That's going to depend on a number of factors. I'm assuming here that you are using plain-vanilla R5RS Scheme with no libraries; if you can use the SRFI or SLIB forms, then a lot of this would be simplified, really.
Also, how much detail I need to go into will depend in what you already know of the language; from what you said, I'd have to start absolutely from scratch, which might not be appropriate.
Which interpreter or compiler are you using also can make a difference, especially as a total novice. I'll assume for now that you're using Dr Scheme (http://www.drscheme.org/) 3.01, and a lot of what I'll say below is specific to it, but if you aren't please let me know. If you are, you'll want to make sure that it's set to the right dialect; in the main menu, go to Language: Choose Language... and select 'Standard (R4RS)', hit 'Ok', then in the main editor hit the 'Run'.
OK, a few basics. Scheme is designed to be effectively compiled, but it is more often used through an interpreter, especially during development. Usually, the main interface is the Listener (and immediate interpreter prompt where you can enter smippets of Scheme code directly). In Dr Scheme, the main window is split into two sections, with (by default) the editor window at the top and the listener at the bottom. (This contrasts with most other Schemes, such as the MIT interpreter, which just give you the text-only listener; you need to invoke the editor for the listener, and it runs as a separate program. Some others work like the eLisp interpreter buffer, where you edit the code free-form, select the snippet to run, and then use a keystroke command to invoke the interpreter).
When you run code in the listener, it runs in a global environment known as the workspace; functions and variables created at the listener will last through the session, but get cleared when a new session is begun or the interpreter is closed. Using File: Log Definitions and Interactions, you can create a transcript of everything you are doing in the Listener for the rest of the current session. You can also save the current workspace definitions using File:Save Definitions as....
To create a separate program, you would enter the code into the edit window and save it as a normal source file. When you hit the 'Run' button, it creates flushes the existing session, creates a new session, and runs the code currently in the editor window.

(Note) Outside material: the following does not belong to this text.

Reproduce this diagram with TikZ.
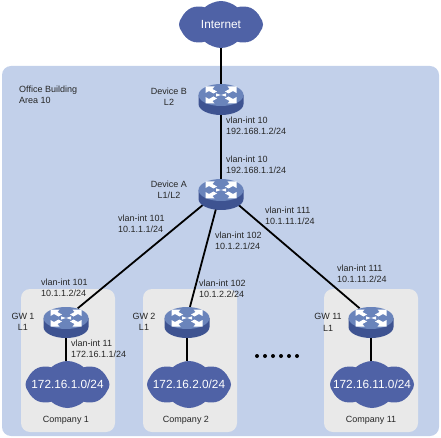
\documentclass[tikz,border=0pt]{standalone}
\usepackage{fontspec}
\setmainfont{Liberation Sans}
\usetikzlibrary{arrows.meta, shapes.geometric, shapes.symbols}
\definecolor{areablue}{HTML}{C2D0EA}
\definecolor{officegray}{HTML}{E9E9E9}
\definecolor{cloudblue}{HTML}{4F62A6}
\definecolor{routertop}{HTML}{6A84BB}
\definecolor{routerside}{HTML}{3E5391}
\newcommand{\smalltype}{\fontsize{9}{11.3}\selectfont}
\newcommand{\bigtype}{\fontsize{11.8}{14}\selectfont}

\tikzset{
  routerface/.pic = {
    \fill[routerside] (-22.5,0) -- (-22.5,9) arc[start angle=180, end angle=0, x radius=22.5, y radius=11] -- (22.5,0) -- cycle;
    \fill[routertop] (0,0) ellipse[x radius=22.5, y radius=11];
    \foreach \sx in {-1,1} {
      \foreach \sy in {-1,1} {
        % one outward arrow per corner
        \fill[white] (\sx*15.5,\sy*8.5) -- (\sx*6.5,\sy*8.5) -- (\sx*8.5,\sy*6) -- (\sx*4,\sy*3.5) -- (\sx*7.5,\sy*1.5) -- (\sx*12,\sy*4) -- (\sx*15.5,\sy*2) -- cycle;
      }
    }
    \fill[white] (-5,-1.6) -- (5,1.6) -- (5,-1.6) -- (-5,1.6) -- cycle;
  }
}

\begin{document}
\begin{tikzpicture}[
  x=1pt, y=-1pt,
  every node/.style = {font=\smalltype, text=black!85, inner sep=0pt},
  area/.style = {fill=areablue, rounded corners=9pt},
  office/.style = {fill=officegray, rounded corners=9pt},
  router/.style = {ellipse, minimum width=45pt, minimum height=22pt},
  lan/.style = {cloud, cloud puffs=8, cloud puff arc=85, aspect=1.85, fill=cloudblue, minimum width=84pt, minimum height=47pt,
    label={[text=white, font=\bigtype]center:#1}},
  info/.style = {align=left, anchor=west},
  devlabel/.style = {align=center},
  link/.style = {line width=1.8pt, black}
]
  \useasboundingbox (0,0) rectangle (441,438);

  \fill[area] (2,66) -- (439,66) -- (439,436) -- (2,436) -- cycle;
  \fill[office] (21,289) rectangle (115,432);
  \fill[office] (143,289) rectangle (237,432);
  \fill[office] (324,289) rectangle (418,432);

  \node[lan=Internet] (inet) at (221,24.5) {};
  \node[lan=172.16.1.0/24] (net1) at (67.5,384.5) {};
  \node[lan=172.16.2.0/24] (net2) at (189,384.5) {};
  \node[lan=172.16.11.0/24] (net11) at (372,384.5) {};

  \node[router] (devb) at (221,95) {};
  \node[router] (deva) at (221,190) {};
  \node[router] (gw1) at (66,318) {};
  \node[router] (gw2) at (187,318) {};
  \node[router] (gw11) at (371,318) {};

  \draw[link] (inet) -- (devb);
  \draw[link] (devb) -- (deva);
  \draw[link] (deva) -- (gw1);
  \draw[link] (deva) -- (gw2);
  \draw[link] (deva) -- (gw11);
  \draw[link] (gw1) -- (gw1 |- net1.north);
  \draw[link] (gw2) -- (gw2 |- net2.north);
  \draw[link] (gw11) -- (gw11 |- net11.north);

  \pic at (devb) {routerface};
  \pic at (deva) {routerface};
  \pic at (gw1) {routerface};
  \pic at (gw2) {routerface};
  \pic at (gw11) {routerface};

  \foreach \k in {0,...,5}
    \fill[black] (257+\k*8,356) circle[radius=2];

  \node[info] (office) at (19,94.5) {Office Building\\Area 10};
  \node[devlabel] (lblb) at (169,97) {Device B\\L2};
  \node[devlabel] (lbla) at (169,190) {Device A\\L1/L2};
  \node[devlabel] (lblgw1) at (23,322) {GW 1\\L1};
  \node[devlabel] (lblgw2) at (144,322) {GW 2\\L1};
  \node[devlabel] (lblgw11) at (328,322.5) {GW 11\\L1};

  \node[info] (ifb) at (226,125.5) {vlan-int 10\\192.168.1.2/24};
  \node[info] (ifa) at (226,164.5) {vlan-int 10\\192.168.1.1/24};
  \node[info] (ifa1) at (118,223.5) {vlan-int 101\\10.1.1.1/24};
  \node[info] (ifa2) at (215,240.5) {vlan-int 102\\10.1.2.1/24};
  \node[info] (ifa11) at (265,215.5) {vlan-int 111\\10.1.11.1/24};
  \node[info] (ifg1) at (41,287.5) {vlan-int 101\\10.1.1.2/24};
  \node[info] (ifg2) at (199,289) {vlan-int 102\\10.1.2.2/24};
  \node[info] (ifg11) at (337,273.5) {vlan-int 111\\10.1.11.2/24};
  \node[info] (ifn1) at (71,349) {vlan-int 11\\172.16.1.1/24};

  \node (co1) at (66,420) {Company 1};
  \node (co2) at (186,420.5) {Company 2};
  \node (co11) at (371,420.5) {Company 11};
\end{tikzpicture}
\end{document}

If you haven't already, try typing in snippets of code like the ones below at the listener, to get a feel for the results:
(+ 2 2)
(define pi 3.14)
pi
(define (square x) (* x x))
(square 4)
(define (area-of-circle r) (* pi (square r)))
I've got to go right now, but I'll get back to you once you've replied on this; as I said, some idea of how much you know would help. If you haven't already looked at it, take a look at my tutorial, and maybe at some of the other oens linked to at Schemers.org (htp://www.schemers.org/).

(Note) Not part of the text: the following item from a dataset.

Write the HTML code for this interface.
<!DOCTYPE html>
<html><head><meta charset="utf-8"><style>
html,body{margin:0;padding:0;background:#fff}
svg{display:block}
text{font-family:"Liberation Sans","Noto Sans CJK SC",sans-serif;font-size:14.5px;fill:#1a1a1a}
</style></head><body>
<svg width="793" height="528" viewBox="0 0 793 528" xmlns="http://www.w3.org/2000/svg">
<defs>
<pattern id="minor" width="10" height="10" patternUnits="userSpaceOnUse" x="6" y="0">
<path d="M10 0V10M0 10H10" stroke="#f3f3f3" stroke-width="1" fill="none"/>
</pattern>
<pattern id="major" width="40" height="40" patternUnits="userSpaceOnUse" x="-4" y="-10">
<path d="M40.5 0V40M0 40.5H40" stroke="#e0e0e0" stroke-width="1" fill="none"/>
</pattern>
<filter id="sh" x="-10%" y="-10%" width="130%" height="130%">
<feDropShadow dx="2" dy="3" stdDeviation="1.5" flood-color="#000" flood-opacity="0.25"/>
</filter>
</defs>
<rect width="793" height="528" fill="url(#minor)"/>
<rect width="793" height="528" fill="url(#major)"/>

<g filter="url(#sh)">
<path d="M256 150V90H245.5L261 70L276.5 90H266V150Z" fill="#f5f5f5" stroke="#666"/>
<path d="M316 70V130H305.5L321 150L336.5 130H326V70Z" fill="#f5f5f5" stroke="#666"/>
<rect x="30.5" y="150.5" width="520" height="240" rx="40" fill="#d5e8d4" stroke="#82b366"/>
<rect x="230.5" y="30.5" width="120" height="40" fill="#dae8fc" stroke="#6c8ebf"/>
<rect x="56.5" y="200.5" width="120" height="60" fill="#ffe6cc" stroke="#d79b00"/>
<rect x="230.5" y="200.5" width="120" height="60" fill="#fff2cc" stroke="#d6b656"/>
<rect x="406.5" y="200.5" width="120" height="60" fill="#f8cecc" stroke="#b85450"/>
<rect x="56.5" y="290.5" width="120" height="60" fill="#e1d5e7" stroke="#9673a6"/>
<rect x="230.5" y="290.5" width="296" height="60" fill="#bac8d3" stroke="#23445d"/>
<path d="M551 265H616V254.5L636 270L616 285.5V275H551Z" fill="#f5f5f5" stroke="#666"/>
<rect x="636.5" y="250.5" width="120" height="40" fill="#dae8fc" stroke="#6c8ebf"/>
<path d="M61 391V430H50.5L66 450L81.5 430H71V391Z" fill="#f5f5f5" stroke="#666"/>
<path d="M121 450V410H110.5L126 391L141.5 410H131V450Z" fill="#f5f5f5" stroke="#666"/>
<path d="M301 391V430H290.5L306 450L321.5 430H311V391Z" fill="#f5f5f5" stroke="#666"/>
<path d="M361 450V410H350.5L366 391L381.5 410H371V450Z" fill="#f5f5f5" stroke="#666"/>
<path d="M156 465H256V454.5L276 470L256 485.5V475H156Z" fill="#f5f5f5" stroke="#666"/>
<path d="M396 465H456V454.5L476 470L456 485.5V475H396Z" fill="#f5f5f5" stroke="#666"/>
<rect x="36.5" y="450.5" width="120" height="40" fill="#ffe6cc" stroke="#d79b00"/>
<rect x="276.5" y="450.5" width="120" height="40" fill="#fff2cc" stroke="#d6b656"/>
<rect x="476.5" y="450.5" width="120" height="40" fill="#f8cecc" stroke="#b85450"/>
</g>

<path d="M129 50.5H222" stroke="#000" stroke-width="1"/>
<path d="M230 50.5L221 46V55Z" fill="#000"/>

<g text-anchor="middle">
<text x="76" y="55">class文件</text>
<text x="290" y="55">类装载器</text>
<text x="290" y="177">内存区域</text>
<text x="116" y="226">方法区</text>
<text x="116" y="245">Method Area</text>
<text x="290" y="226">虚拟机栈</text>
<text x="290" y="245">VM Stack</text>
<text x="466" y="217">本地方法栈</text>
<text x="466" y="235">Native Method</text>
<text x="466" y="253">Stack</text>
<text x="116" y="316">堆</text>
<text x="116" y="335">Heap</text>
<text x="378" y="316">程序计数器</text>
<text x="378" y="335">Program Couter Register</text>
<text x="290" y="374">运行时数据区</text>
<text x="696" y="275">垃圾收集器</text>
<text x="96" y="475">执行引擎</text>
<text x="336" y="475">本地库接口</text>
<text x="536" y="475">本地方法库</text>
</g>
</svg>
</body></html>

For a taste of some more advanced Scheme: it is important the to remember is that in Lisp languages, most data structures are built out of the basic lists. For example, a binary tree
4
/ \
2 6
/ \ / \
1 3 5 7
might look like:
(4 (2 (1 3)) (6 (5 7)))
You can use lists to create most abstract data types, and the language even has built in support for certain ones (sets and associative lists in particular). However, you would not define a data structure type the way you might in C or Java (in basic Scheme at least; see SRFI 9 (http://srfi.schemers.org/srfi-9/srfi-9.html) for one library implementation of data structure types). Rather, you would define a series of functions that build the data structures from primitive lists, and populate, update, delete, etc. the data in them. This means that data manipulation has a somewhat higher overhead; however, it also gives a tremendous amount of flexibility in how you can manipulate data dynamically.